## INPUT DATA
:::

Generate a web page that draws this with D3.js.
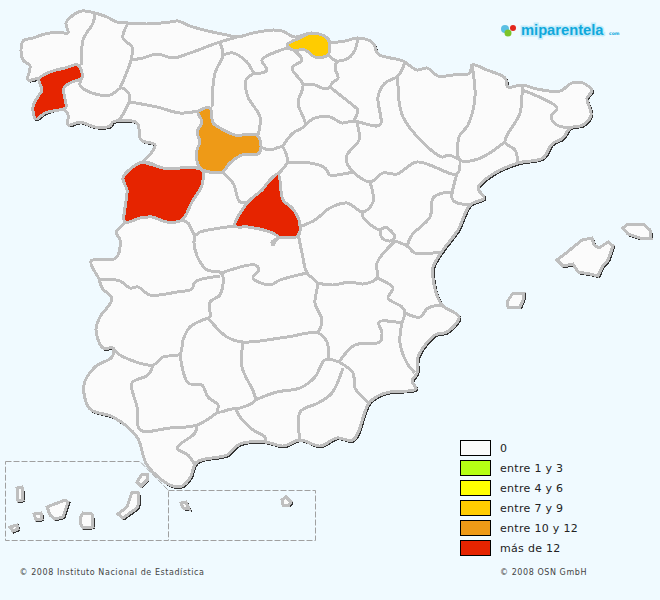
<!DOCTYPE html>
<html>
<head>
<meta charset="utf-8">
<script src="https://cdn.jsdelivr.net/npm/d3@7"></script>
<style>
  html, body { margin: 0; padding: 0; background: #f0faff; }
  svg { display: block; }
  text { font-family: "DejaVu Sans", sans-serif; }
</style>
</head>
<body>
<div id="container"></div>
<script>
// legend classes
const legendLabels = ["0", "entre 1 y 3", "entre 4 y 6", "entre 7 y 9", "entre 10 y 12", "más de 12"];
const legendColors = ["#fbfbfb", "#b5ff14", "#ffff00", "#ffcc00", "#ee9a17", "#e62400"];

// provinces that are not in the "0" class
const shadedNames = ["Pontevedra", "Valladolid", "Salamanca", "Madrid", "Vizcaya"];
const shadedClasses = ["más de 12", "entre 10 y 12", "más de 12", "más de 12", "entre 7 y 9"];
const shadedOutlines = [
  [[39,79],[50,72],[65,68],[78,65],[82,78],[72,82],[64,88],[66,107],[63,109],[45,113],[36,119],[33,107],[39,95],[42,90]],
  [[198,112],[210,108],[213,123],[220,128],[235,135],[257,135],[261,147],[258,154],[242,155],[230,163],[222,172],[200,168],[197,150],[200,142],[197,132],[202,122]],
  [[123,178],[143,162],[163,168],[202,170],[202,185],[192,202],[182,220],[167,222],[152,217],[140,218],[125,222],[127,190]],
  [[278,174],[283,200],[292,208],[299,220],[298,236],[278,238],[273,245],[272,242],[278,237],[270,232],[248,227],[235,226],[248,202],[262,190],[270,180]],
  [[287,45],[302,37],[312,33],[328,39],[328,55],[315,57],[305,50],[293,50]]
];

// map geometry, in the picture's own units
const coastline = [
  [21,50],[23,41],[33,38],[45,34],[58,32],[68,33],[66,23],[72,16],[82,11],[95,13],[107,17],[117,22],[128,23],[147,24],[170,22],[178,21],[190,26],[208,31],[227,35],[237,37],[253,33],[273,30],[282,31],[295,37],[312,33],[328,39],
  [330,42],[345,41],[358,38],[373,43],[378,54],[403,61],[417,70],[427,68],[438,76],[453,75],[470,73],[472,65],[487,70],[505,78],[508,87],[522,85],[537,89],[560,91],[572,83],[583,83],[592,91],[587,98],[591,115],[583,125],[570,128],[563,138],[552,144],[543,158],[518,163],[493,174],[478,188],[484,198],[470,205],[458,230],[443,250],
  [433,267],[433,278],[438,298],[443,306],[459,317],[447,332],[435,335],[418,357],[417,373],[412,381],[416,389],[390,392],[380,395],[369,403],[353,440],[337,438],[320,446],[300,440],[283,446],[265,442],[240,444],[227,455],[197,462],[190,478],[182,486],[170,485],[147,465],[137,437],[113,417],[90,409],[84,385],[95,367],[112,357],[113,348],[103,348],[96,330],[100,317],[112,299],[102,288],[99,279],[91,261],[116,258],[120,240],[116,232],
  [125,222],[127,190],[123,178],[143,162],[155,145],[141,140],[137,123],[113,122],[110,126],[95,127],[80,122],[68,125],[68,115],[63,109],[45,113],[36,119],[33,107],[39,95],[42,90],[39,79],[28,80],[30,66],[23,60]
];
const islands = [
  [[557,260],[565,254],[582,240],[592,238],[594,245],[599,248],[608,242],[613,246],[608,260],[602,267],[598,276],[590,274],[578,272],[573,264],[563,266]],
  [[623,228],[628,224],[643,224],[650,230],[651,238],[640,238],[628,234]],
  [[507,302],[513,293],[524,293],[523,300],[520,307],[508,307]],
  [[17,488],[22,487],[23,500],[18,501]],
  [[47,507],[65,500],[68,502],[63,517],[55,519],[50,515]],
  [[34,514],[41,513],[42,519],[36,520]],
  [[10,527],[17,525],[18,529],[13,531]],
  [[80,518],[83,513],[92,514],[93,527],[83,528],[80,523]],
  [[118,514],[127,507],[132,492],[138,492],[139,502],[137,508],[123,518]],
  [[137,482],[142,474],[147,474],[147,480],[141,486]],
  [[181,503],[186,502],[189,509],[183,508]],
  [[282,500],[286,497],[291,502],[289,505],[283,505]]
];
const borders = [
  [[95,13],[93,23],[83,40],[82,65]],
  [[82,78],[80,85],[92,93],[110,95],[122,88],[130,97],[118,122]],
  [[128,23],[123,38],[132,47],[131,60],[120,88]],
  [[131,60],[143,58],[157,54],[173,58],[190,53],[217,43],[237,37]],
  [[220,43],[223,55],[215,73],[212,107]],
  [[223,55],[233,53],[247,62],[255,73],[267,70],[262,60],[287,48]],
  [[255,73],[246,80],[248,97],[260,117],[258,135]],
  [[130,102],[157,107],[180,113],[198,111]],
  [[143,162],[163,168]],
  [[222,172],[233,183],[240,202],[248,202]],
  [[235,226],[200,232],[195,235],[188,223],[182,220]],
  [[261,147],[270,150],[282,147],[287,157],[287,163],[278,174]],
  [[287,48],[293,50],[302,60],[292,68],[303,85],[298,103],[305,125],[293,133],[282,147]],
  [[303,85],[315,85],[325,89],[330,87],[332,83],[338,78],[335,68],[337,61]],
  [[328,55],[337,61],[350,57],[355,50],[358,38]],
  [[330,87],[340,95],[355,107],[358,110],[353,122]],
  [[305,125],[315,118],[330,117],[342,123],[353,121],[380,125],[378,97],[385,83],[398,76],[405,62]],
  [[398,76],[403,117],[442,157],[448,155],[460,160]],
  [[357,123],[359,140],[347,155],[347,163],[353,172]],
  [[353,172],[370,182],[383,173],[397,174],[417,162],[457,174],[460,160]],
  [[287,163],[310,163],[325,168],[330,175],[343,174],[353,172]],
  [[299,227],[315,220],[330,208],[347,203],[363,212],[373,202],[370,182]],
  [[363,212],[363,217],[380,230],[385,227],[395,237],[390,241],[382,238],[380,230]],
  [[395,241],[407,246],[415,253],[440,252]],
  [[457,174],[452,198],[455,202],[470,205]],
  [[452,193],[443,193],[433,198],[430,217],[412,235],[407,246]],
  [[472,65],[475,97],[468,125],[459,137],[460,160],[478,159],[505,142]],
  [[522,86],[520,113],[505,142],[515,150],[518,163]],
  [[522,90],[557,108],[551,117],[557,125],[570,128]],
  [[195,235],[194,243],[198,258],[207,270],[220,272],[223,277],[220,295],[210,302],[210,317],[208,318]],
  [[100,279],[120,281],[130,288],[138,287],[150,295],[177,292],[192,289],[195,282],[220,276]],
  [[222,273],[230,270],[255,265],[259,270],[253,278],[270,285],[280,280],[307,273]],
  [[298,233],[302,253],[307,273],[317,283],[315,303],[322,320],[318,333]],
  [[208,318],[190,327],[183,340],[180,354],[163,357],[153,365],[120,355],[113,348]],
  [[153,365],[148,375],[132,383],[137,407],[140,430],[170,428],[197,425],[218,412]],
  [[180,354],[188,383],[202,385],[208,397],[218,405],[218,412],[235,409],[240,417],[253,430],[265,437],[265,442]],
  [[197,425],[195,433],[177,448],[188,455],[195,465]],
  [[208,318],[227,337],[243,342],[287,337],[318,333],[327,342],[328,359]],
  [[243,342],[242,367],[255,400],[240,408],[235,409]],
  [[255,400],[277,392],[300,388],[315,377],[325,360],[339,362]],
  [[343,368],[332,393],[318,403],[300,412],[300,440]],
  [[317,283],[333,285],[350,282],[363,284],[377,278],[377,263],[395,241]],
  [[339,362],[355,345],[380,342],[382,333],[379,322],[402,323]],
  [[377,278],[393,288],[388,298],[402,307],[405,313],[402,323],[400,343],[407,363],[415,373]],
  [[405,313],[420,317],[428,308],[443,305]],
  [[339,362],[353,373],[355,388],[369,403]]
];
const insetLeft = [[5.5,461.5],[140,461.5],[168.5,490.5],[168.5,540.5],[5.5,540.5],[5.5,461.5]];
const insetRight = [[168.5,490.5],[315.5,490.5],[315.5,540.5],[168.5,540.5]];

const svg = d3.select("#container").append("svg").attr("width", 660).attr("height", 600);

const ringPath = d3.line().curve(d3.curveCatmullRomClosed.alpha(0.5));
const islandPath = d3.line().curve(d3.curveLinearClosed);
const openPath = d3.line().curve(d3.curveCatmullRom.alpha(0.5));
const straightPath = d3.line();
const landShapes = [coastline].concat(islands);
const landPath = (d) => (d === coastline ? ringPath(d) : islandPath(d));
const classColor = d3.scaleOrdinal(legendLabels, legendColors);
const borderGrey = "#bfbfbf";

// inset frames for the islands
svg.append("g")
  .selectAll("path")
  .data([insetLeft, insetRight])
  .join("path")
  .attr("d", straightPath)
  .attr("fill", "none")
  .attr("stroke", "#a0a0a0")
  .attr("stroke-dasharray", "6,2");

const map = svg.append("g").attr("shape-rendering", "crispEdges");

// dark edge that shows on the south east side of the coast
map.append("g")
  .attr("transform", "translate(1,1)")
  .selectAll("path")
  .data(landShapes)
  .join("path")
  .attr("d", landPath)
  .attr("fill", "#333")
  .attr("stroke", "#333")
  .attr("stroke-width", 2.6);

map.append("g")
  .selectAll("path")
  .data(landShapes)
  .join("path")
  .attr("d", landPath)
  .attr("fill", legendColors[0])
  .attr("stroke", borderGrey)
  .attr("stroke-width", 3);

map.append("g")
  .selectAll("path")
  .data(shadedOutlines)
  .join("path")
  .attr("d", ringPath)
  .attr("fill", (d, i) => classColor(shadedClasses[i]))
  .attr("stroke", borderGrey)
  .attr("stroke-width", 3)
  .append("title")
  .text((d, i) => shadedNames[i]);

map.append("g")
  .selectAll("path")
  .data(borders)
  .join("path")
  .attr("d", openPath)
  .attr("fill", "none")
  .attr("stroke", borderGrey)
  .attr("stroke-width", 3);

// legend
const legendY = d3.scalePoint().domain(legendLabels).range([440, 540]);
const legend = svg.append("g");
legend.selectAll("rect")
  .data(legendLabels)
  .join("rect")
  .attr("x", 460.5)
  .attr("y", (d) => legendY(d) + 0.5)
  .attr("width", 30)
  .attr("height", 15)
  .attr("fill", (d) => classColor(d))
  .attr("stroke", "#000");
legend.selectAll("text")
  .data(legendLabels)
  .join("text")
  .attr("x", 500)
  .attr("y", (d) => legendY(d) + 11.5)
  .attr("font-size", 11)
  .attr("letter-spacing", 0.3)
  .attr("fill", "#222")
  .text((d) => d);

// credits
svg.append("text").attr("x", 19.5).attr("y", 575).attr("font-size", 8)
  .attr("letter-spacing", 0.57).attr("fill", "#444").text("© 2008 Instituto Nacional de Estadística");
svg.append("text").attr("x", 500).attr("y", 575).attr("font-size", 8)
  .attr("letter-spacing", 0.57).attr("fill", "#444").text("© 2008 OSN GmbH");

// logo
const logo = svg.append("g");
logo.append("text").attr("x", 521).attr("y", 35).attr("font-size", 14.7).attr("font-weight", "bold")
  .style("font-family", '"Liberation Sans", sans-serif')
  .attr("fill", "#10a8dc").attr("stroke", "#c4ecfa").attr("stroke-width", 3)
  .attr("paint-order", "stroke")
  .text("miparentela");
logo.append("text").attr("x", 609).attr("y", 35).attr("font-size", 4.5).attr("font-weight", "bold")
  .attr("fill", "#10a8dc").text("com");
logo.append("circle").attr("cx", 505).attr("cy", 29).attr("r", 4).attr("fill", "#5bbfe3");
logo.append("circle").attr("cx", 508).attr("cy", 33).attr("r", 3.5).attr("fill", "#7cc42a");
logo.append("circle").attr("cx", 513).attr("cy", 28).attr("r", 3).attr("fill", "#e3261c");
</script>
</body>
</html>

:::

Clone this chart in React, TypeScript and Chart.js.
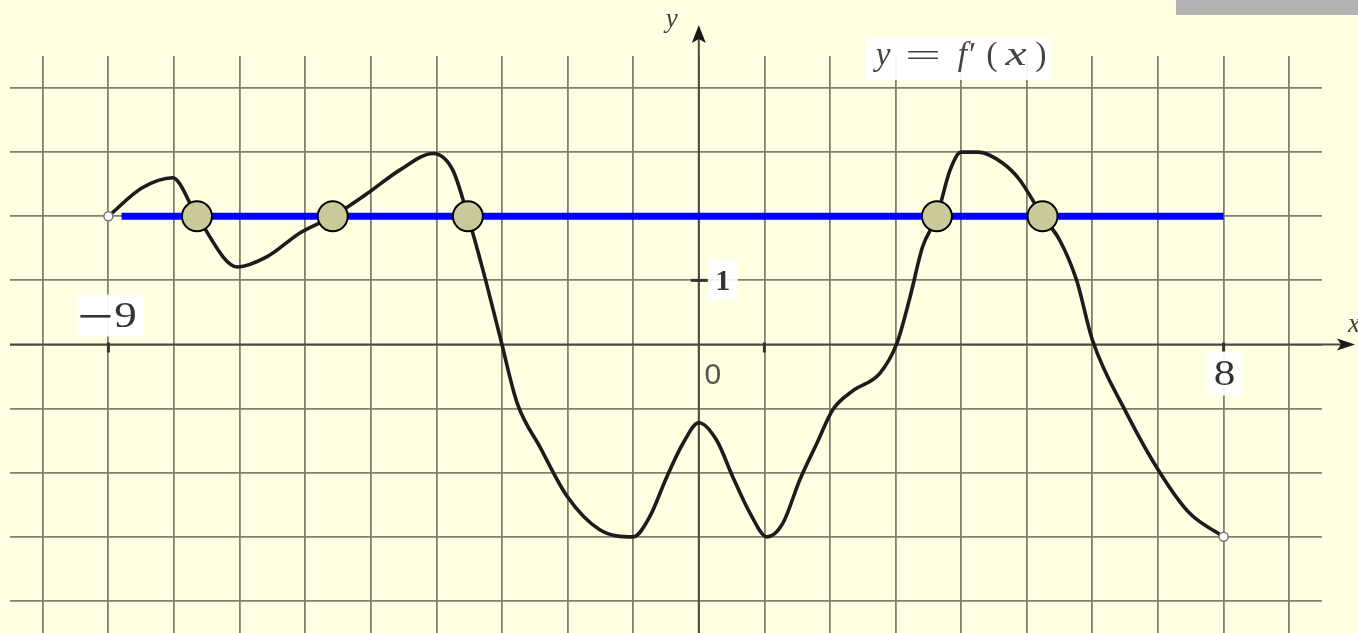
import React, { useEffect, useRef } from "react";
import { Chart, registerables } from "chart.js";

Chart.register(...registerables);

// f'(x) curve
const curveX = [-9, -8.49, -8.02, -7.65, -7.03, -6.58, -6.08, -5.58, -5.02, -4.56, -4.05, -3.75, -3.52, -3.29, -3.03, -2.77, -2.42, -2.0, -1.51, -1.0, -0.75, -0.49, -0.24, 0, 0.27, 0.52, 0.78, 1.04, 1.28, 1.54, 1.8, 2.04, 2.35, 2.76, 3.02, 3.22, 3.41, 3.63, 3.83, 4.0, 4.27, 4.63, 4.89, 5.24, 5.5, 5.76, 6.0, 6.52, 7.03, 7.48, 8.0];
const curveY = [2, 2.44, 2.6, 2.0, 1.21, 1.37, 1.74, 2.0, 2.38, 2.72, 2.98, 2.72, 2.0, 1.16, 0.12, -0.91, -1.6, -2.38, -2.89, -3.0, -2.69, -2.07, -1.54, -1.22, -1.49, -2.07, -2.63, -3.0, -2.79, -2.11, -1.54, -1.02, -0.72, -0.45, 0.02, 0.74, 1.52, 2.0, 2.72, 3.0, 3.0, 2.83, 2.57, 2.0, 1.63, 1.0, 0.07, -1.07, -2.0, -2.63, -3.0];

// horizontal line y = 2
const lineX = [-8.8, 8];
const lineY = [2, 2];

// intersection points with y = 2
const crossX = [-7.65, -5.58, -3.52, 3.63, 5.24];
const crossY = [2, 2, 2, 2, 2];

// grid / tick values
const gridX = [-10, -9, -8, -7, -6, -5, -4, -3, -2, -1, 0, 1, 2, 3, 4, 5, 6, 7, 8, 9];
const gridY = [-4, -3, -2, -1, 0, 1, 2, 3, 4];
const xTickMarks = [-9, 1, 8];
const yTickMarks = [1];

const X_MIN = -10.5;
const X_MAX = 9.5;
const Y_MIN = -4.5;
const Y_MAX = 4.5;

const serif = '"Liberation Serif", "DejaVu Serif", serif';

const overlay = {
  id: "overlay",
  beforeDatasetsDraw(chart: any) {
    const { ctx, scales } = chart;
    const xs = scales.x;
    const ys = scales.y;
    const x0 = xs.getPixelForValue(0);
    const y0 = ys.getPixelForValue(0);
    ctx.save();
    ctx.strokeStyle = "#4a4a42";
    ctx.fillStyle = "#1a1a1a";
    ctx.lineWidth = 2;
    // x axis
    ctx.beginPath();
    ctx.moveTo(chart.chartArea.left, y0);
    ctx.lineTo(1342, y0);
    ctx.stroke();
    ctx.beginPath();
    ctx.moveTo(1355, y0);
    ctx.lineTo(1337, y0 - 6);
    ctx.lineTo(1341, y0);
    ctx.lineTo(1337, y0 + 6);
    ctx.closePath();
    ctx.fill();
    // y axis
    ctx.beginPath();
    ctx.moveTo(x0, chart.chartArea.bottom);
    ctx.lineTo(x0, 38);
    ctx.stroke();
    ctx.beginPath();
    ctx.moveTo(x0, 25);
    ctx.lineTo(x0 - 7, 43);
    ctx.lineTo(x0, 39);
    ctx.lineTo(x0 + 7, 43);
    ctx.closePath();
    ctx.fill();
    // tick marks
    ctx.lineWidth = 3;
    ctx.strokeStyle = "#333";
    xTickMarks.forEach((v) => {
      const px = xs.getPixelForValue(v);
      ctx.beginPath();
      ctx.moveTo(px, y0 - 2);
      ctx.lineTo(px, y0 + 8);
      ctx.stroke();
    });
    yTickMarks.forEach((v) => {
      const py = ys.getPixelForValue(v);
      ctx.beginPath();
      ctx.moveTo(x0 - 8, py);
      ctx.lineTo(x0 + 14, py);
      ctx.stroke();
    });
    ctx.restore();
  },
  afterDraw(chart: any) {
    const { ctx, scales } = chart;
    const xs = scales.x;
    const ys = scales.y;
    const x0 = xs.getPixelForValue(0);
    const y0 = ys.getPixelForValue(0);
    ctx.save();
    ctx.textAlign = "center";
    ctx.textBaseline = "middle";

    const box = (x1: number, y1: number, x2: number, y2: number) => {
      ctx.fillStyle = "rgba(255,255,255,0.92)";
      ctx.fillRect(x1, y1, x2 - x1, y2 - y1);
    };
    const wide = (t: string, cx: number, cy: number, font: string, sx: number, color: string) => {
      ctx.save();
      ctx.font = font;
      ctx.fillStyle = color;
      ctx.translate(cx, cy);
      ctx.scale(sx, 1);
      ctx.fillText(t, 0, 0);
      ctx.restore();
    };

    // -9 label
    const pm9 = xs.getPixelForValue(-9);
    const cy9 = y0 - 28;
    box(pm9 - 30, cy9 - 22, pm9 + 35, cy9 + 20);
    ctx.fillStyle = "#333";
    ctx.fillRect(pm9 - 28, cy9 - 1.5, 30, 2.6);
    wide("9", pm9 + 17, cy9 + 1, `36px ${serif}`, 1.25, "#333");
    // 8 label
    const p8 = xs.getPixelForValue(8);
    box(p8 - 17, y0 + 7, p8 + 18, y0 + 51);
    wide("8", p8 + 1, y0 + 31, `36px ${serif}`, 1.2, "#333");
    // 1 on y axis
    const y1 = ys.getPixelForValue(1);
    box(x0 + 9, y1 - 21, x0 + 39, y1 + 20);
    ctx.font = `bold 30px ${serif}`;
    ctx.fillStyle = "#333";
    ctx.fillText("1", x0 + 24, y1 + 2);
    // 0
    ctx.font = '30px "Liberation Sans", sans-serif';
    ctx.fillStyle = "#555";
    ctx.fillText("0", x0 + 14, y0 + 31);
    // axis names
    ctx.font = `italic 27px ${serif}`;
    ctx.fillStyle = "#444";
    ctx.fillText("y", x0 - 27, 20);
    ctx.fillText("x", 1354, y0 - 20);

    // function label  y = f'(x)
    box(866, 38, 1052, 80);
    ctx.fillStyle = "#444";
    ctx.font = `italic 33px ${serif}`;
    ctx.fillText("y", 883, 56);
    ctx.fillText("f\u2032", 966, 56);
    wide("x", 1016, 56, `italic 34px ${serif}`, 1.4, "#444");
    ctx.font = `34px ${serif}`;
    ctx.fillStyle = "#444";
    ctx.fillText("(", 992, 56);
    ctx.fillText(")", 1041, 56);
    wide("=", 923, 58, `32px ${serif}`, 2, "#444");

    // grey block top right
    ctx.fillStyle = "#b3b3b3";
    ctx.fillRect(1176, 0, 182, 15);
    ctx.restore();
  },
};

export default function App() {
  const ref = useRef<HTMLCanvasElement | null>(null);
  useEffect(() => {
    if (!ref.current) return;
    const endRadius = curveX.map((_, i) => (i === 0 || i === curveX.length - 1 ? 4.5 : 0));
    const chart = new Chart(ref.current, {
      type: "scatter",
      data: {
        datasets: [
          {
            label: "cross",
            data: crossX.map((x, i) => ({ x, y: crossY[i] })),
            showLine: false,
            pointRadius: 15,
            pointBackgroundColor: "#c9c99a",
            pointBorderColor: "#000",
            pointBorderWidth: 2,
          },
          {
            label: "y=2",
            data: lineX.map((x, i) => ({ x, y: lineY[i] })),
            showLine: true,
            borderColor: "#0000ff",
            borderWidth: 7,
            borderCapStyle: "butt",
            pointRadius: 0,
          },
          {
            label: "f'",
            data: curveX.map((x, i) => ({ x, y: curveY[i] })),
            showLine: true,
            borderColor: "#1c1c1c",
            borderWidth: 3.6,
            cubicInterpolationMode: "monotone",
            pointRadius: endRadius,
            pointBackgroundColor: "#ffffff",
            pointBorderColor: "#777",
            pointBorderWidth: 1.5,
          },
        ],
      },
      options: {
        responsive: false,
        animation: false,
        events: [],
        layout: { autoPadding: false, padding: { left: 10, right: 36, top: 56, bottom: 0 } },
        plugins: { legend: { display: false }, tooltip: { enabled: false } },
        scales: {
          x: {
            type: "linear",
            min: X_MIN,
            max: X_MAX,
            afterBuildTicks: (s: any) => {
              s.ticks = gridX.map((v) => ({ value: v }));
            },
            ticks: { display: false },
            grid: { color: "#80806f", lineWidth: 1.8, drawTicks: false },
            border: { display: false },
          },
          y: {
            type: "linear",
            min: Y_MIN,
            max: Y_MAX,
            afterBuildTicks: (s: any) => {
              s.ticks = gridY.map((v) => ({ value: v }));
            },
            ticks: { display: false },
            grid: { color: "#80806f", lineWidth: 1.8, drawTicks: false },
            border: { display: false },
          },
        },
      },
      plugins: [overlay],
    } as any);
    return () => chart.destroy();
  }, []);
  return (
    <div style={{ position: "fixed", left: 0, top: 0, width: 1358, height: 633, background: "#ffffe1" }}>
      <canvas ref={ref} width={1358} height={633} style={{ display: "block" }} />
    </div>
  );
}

:::

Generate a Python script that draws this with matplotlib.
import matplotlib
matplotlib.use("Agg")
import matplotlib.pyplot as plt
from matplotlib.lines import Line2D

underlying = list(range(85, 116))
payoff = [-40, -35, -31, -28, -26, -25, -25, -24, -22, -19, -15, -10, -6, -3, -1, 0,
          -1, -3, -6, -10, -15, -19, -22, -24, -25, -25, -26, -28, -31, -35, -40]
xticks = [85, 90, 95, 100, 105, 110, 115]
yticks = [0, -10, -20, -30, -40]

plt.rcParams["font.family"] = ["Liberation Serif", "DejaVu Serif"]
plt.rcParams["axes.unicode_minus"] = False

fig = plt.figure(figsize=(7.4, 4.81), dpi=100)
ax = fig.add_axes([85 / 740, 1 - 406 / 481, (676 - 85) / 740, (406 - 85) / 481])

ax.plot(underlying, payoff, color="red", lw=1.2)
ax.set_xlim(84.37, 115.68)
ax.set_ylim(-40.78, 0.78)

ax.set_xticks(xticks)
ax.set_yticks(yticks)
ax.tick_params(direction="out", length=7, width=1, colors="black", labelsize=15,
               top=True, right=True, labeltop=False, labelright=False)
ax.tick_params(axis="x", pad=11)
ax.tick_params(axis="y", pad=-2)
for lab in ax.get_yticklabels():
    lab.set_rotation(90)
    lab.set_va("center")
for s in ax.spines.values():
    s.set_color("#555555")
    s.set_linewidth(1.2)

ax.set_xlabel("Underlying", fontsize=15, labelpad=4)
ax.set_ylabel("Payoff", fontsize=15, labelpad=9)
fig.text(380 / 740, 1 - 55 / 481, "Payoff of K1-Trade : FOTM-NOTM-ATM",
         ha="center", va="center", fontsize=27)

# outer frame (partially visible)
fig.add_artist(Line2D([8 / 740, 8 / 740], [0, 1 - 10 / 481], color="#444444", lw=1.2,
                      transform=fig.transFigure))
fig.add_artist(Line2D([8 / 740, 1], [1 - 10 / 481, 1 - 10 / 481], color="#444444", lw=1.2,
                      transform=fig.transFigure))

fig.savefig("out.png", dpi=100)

:::

Write down exactly the span of lines above from the one containing "Generate a Python" to the one containing "from matplotlib.lines import Line2D", both ends included.

Generate a Python script that draws this with matplotlib.
import matplotlib
matplotlib.use("Agg")
import matplotlib.pyplot as plt
from matplotlib.lines import Line2D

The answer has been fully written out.